I was just reading a question on a legal question-and-answer website about contesting a living trust. The inheritance for the beneficiary of the trust had been significantly reduced, and the questioner wanted to know who pays for attorney’s fees and costs in an unsuccessful contest. I felt I should write about this because there can be severe consequences for contesting a living trust.
Many living trust documents, including wills for that matter, have what we call no-contest clauses. Here’s what the decedent meant in that no-contest clause: “Hey, if you contest any of the provisions or gifts that I’ve made in my living trust or other estate planning documents, you will get nothing—as if you basically had died before I did—and you’re not gonna get anything.” Here are some exceptions to the no-contest clause that might appear in a living trust document:
• If a beneficiary paid the final expenses of the decedent and has to file a creditor’s claim to be reimbursed for those expenses
• For probable cause if there was evidence of undue influence, fraud, or other things that would preserve a beneficiary’s gift in a previous version of a living trust or will
• Note: There may be provisions in the trust agreement that the beneficiary has to pay attorney’s fees and so forth for a failed contest.
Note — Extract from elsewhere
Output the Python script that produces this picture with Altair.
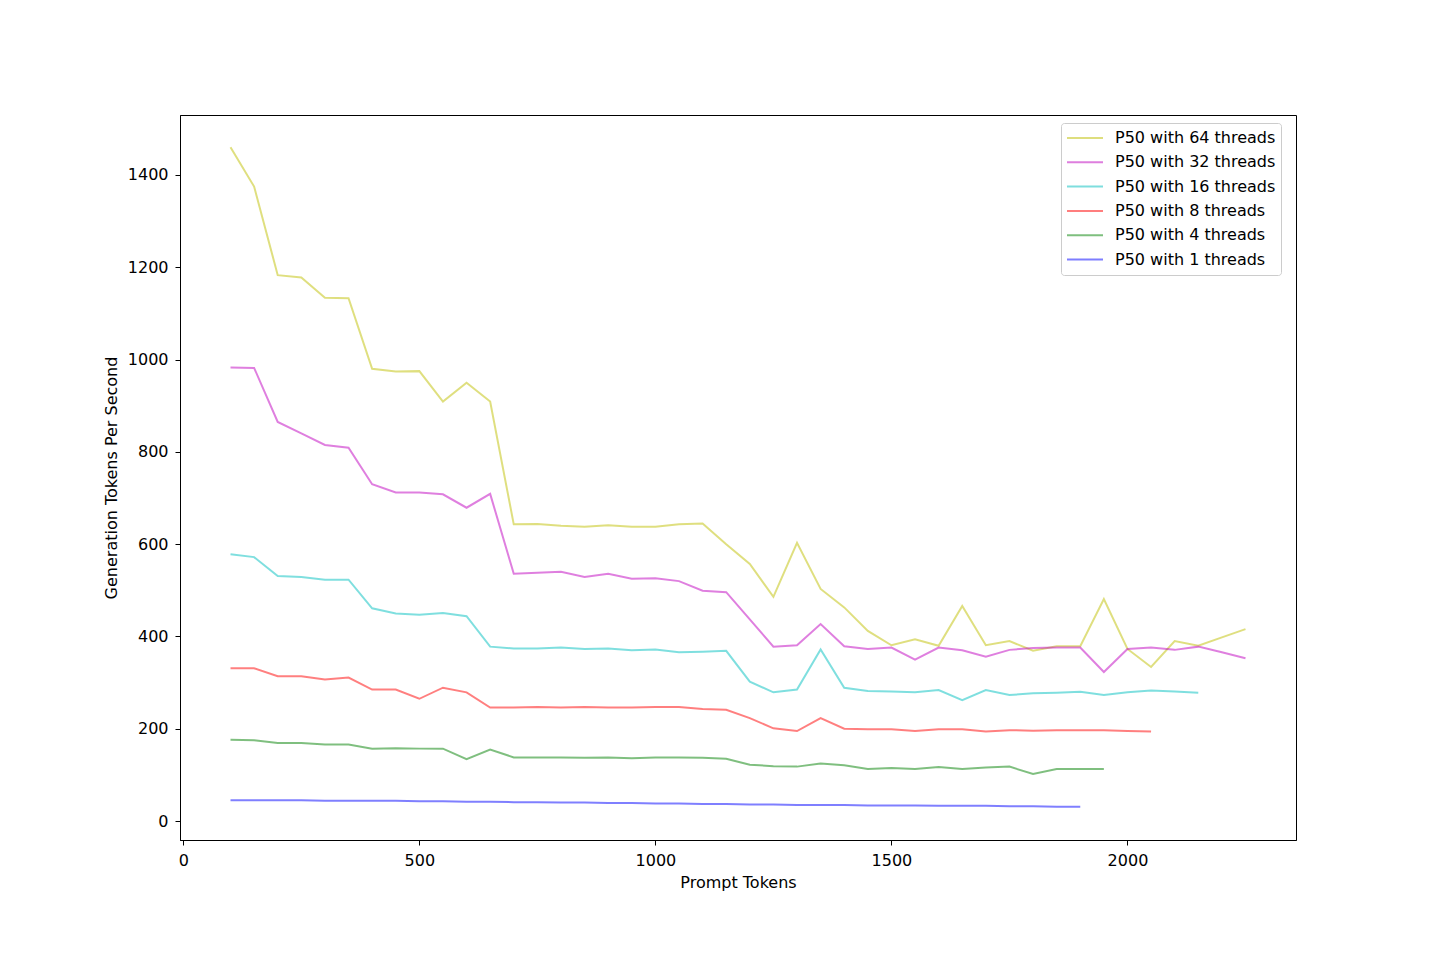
import altair as alt
import pandas as pd

prompt_tokens = list(range(100, 2300, 50))  # 100 .. 2250

p64 = [1460, 1375, 1183, 1178, 1134, 1133, 980, 974, 975, 909, 950, 909,
       643, 644, 640, 638, 641, 638, 638, 643, 645, 600, 557, 486, 603, 503,
       463, 412, 381, 394, 380, 466, 381, 390, 369, 379, 379, 481, 373, 334,
       390, 380, 398, 416]
p32 = [983, 982, 865, 840, 815, 809, 730, 712, 712, 708, 679, 709,
       536, 538, 540, 529, 536, 525, 526, 520, 499, 496, 437, 378, 381, 427,
       379, 373, 376, 350, 376, 370, 356, 371, 375, 376, 376, 323, 373, 376,
       371, 378, 366, 353]
p16 = [578, 572, 531, 529, 523, 523, 461, 450, 447, 451, 444, 378,
       374, 374, 376, 373, 374, 370, 372, 366, 367, 369, 302, 279, 285, 372,
       289, 282, 281, 279, 284, 262, 284, 273, 277, 278, 280, 273, 279, 283,
       281, 278]
p8 = [331, 331, 314, 314, 307, 311, 285, 285, 265, 289, 279, 246,
      246, 247, 246, 247, 246, 246, 247, 247, 243, 241, 223, 201, 195, 223,
      200, 199, 199, 195, 199, 199, 194, 197, 196, 197, 197, 197, 195, 194]
p4 = [176, 175, 169, 169, 166, 166, 157, 158, 157, 157, 134, 155,
      138, 138, 138, 137, 138, 136, 138, 138, 137, 135, 122, 119, 118, 125,
      121, 113, 115, 113, 117, 113, 116, 118, 102, 113, 113, 113]
p1 = [45, 45, 45, 45, 44, 44, 44, 44, 43, 43, 42, 42,
      41, 41, 40, 40, 39, 39, 38, 38, 37, 37, 36, 36, 35, 35,
      35, 34, 34, 34, 33, 33, 33, 32, 32, 31, 31]

series_names = ["P50 with 64 threads", "P50 with 32 threads", "P50 with 16 threads",
                "P50 with 8 threads", "P50 with 4 threads", "P50 with 1 threads"]
series_values = [p64, p32, p16, p8, p4, p1]
series_colors = ["#bfbf00", "#bf00bf", "#00bfbf", "#ff0000", "#008000", "#0000ff"]

rows = []
for order, (name, vals) in enumerate(zip(series_names, series_values)):
    for x, v in zip(prompt_tokens, vals):
        rows.append({"Prompt Tokens": x, "value": v, "series": name, "order": order})
df = pd.DataFrame(rows)

chart = alt.Chart(df).mark_line(strokeWidth=2, opacity=0.5).encode(
    x=alt.X("Prompt Tokens:Q",
            scale=alt.Scale(domain=[-7, 2357], nice=False, zero=False),
            axis=alt.Axis(title="Prompt Tokens", values=[0, 500, 1000, 1500, 2000],
                          format="d", grid=False, tickSize=5, labelPadding=7,
                          titlePadding=6)),
    y=alt.Y("value:Q",
            scale=alt.Scale(domain=[-41, 1530], nice=False, zero=False),
            axis=alt.Axis(title="Generation Tokens Per Second",
                          values=[0, 200, 400, 600, 800, 1000, 1200, 1400],
                          format="d", grid=False, tickSize=5, labelPadding=7,
                          titlePadding=8)),
    color=alt.Color("series:N",
                    scale=alt.Scale(domain=series_names, range=series_colors),
                    legend=alt.Legend(title=None, orient="none", legendX=881, legendY=8,
                                      direction="vertical", symbolType="stroke",
                                      symbolSize=1296, symbolStrokeWidth=2,
                                      symbolOpacity=0.5, labelFontSize=16,
                                      labelOffset=11, labelLimit=400, padding=5,
                                      rowPadding=4.3, clipHeight=20,
                                      strokeColor="#cccccc", fillColor="white",
                                      cornerRadius=3, labelColor="black")),
    order=alt.Order("order:Q"),
    detail="series:N",
).properties(
    width=1116, height=725,
    autosize=alt.AutoSizeParams(type="none"),
    padding={"left": 172, "top": 107, "right": 136, "bottom": 112},
).configure(
    font="DejaVu Sans",
).configure_view(
    stroke="black", strokeWidth=1,
).configure_axis(
    labelFontSize=16, titleFontSize=16, titleFontWeight="normal",
    labelColor="black", titleColor="black", tickColor="black",
    domainColor="black", labelFont="DejaVu Sans", titleFont="DejaVu Sans",
)

chart.save("out.html", embed_options={"renderer": "svg", "actions": False})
The bottom line of this story is that before you decide to contest a living trust or will, you should speak with an attorney who can review the trust document or will and analyze your individual situation. Trust and will contests are notorious for being relatively expensive. You need to carefully analyze the situation and make a cost-benefit analysis to determine if challenging the living trust or will is worth the risk of possibly losing your gift under the instrument.